Governor Christie: First thing he said was that Bill Baroni told me.

Rose: That’s right.

Governor Christie: Right? And what they told me what? Even Wildstein said that all Baroni said to me was that there was traffic at the George Washington Bridge and that the Mayor was not getting his phone calls returned. Now, Charlie, I have to tell you, I have absolutely no recollection of any of them saying anything like that to me that day. So let’s be clear. But even if they had –

Rose: So you’re saying you have no recollection? You’re not saying I can swear to you they never said anything like that? You’re saying I don’t remember?

Governor Christie: I don’t remember any of it, but what I will tell you is this, Charlie.
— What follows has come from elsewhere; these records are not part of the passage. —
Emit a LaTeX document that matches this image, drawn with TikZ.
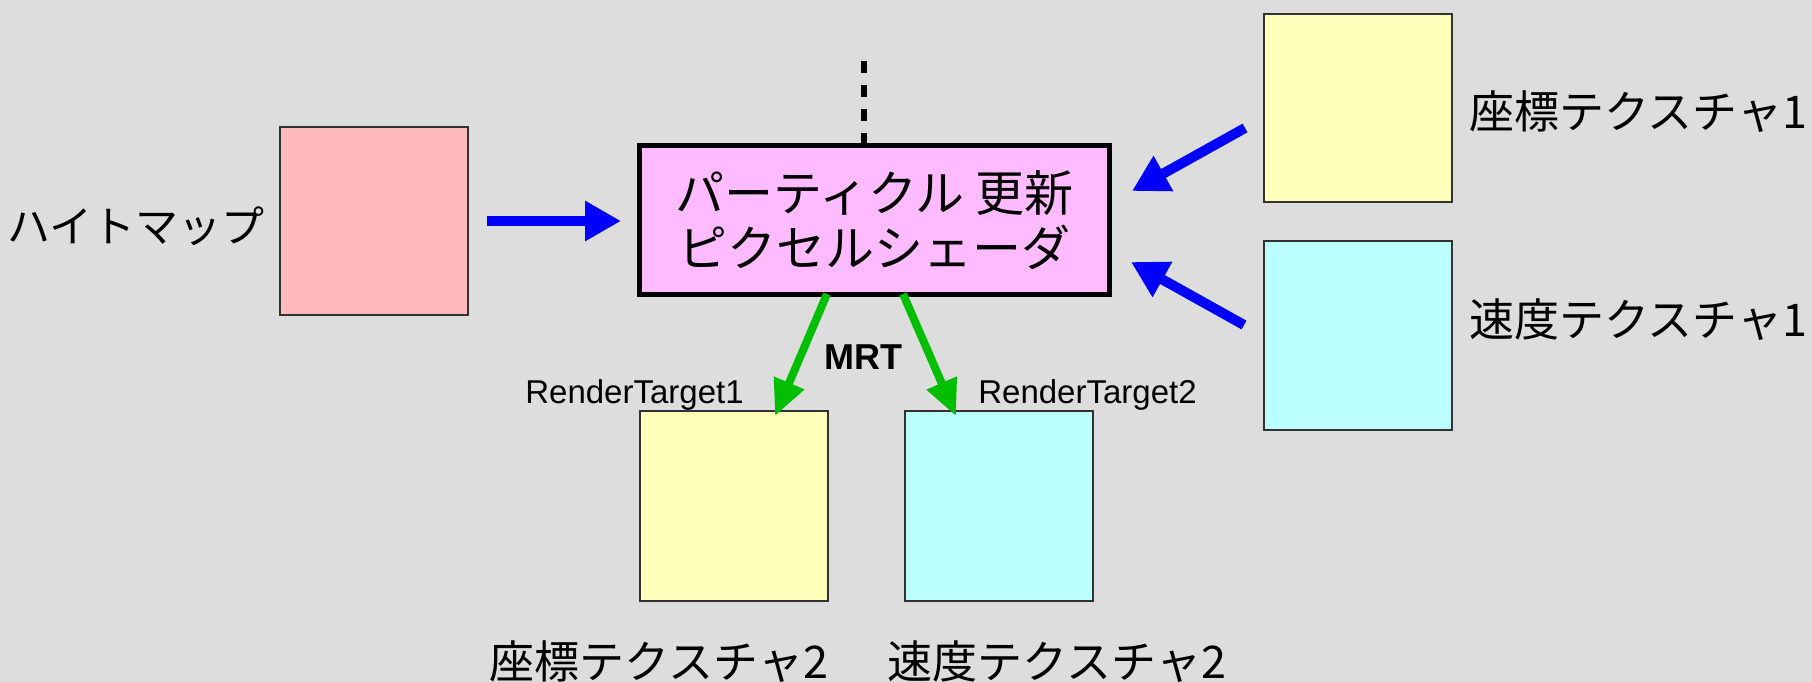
\documentclass[tikz,border=0pt]{standalone}
\usepackage{fontspec}
\setmainfont{Liberation Sans}
\newfontfamily\jp{Noto Sans CJK JP}
\usetikzlibrary{arrows.meta,calc}
\definecolor{bg}{RGB}{221,221,221}
\definecolor{pinkf}{RGB}{255,187,187}
\definecolor{yelf}{RGB}{255,255,187}
\definecolor{cyanf}{RGB}{187,255,255}
\definecolor{shadf}{RGB}{255,187,255}
\definecolor{bordr}{RGB}{50,50,50}
\definecolor{arrblue}{RGB}{0,0,255}
\definecolor{arrgreen}{RGB}{0,190,0}
\tikzset{
  texbox/.style={draw=bordr,line width=2pt,rectangle,inner sep=0pt,minimum width=188pt,minimum height=188pt},
  shaderbox/.style={draw=black,line width=5pt,fill=shadf,rectangle,inner sep=0pt,minimum width=470pt,minimum height=148pt,align=center,font=\jp\fontsize{49}{55}\selectfont},
  jplabel/.style={inner sep=0pt,font=\jp\fontsize{45}{50}\selectfont},
  rtlabel/.style={inner sep=0pt,font=\fontsize{33}{38}\selectfont},
  bluearrow/.style={draw=arrblue,line width=10pt,-{Triangle[length=36pt,width=38pt]}},
  greenarrow/.style={draw=arrgreen,line width=8pt,-{Triangle[length=36pt,width=31pt]}},
  dashline/.style={draw=black,line width=6pt,dash pattern=on 12pt off 12pt}
}
\begin{document}
\begin{tikzpicture}[x=1pt,y=-1pt]
\fill[bg] (0,0) rectangle (1812,682);
\useasboundingbox (0,0) rectangle (1812,682);
% boxes
\node[texbox,fill=pinkf] (hmap) at (374,221) {};
\node[texbox,fill=yelf] (tex1) at (1358,108) {};
\node[texbox,fill=cyanf,minimum height=189pt] (vel1) at (1358,335) {};
\node[texbox,fill=yelf,minimum height=190pt] (tex2) at (734,505.5) {};
\node[texbox,fill=cyanf,minimum height=190pt] (vel2) at (999,505.5) {};
\node[shaderbox] (shader) at (874.5,220) {パーティクル 更新\\ピクセルシェーダ};
% labels
\node[jplabel,font=\jp\fontsize{43}{50}\selectfont] (lhmap) at (136,226) {ハイトマップ};
\node[jplabel,anchor=west] (ltex1) at (1469,112) {座標テクスチャ1};
\node[jplabel,anchor=west] (lvel1) at (1469,320) {速度テクスチャ1};
\node[jplabel] (ltex2) at (659,662) {座標テクスチャ2};
\node[jplabel] (lvel2) at (1057,662) {速度テクスチャ2};
\node[inner sep=0pt,anchor=base,font=\bfseries\fontsize{36}{40}\selectfont] (mrt) at (863.5,369) {MRT};
\node[rtlabel,anchor=base] (rt1) at (634.5,403) {RenderTarget1};
\node[rtlabel,anchor=base] (rt2) at (1087.5,403) {RenderTarget2};
% connector ends
\coordinate (h0) at (487,221);
\coordinate (h1) at (621,221);
\coordinate (t0) at (1245,128);
\coordinate (t1) at (1132,191);
\coordinate (v0) at (1244,325);
\coordinate (v1) at (1131,262);
\coordinate (g0) at (827,294);
\coordinate (g1) at (775,416);
\coordinate (g2) at (903,294);
\coordinate (g3) at (956,416);
\coordinate (d0) at (863.5,61);
% connectors
\draw[dashline] (d0) -- (shader.north -| d0);
\draw[bluearrow] (h0) -- (h1);
\draw[bluearrow] (t0) -- (t1);
\draw[bluearrow] (v0) -- (v1);
\draw[greenarrow] (g0) -- (g1);
\draw[greenarrow] (g2) -- (g3);
\end{tikzpicture}
\end{document}
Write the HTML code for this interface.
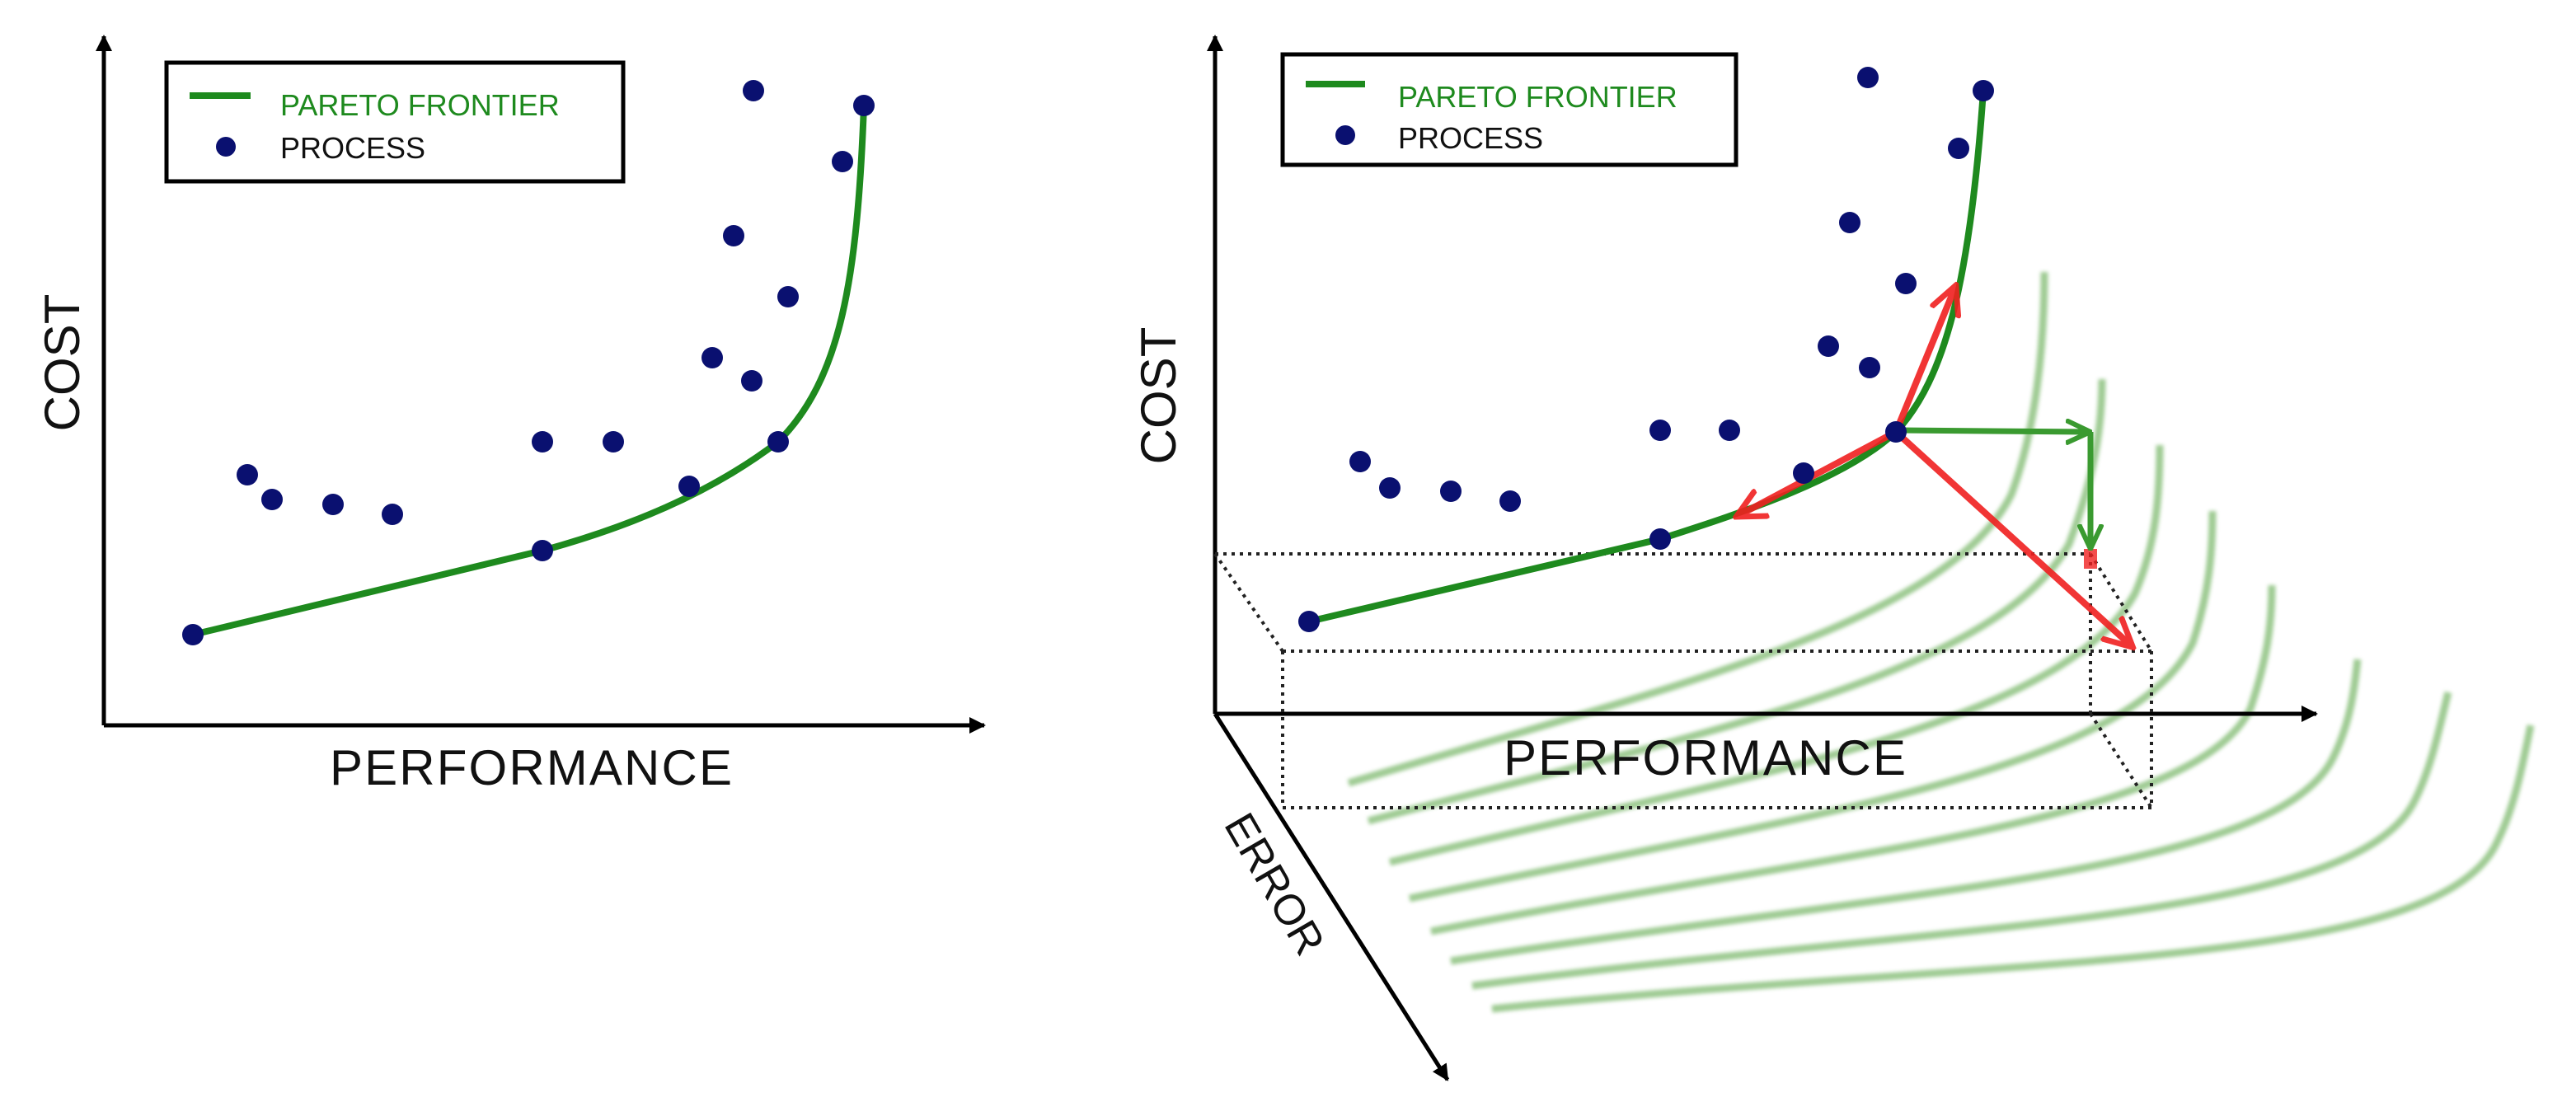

If they would have told me that, hey, we are creating traffic at the George Washington Bridge in order to punish the Mayor for not endorsing you, I would have remembered that. And they never said that, and in fact, in the whole trial by the way Charlie, I think this is a really important point. In the whole trial, no one, not even Bridget Kelly, Bill Baroni, or David Wildstein ever testified that anyone ever said to me that this was an act of political retribution

Rose: This is the Washington Post, Governor Chris Christie’s political career suffered a serious blow. It taints his legacy, his job approval is at 21%. 52% of the people said they think he knew. Even Donald Trump suggested that during the campaign.

Governor Christie: Yeah, well –

Rose: But that is what you’re suffering from. That’s what the impression is – that something happened at Bridgegate at the trial and the events there that have come down on top of you.

Governor Christie: Of course.

Rose: In what way?

Governor Christie: The way you just talked about. The fact is that if people — if the media and others attack you relentlessly for three years, and you cannot defend yourself because you are in the middle of cooperating in the judicial process, and cannot stain that process, then if there is only one line of information, then people will believe the line of information they are being given. But, you know, anything like that from “The Washington Post” or anybody else, that is a snapshot in time, Charlie. And now I get to talk.

Rose: But these were reporters who were covering the trial –

Governor Christie: But their conclusion. Their conclusion is a snapshot in time. I can’t tell you how many times I’ve been told my political career was over. Here I am.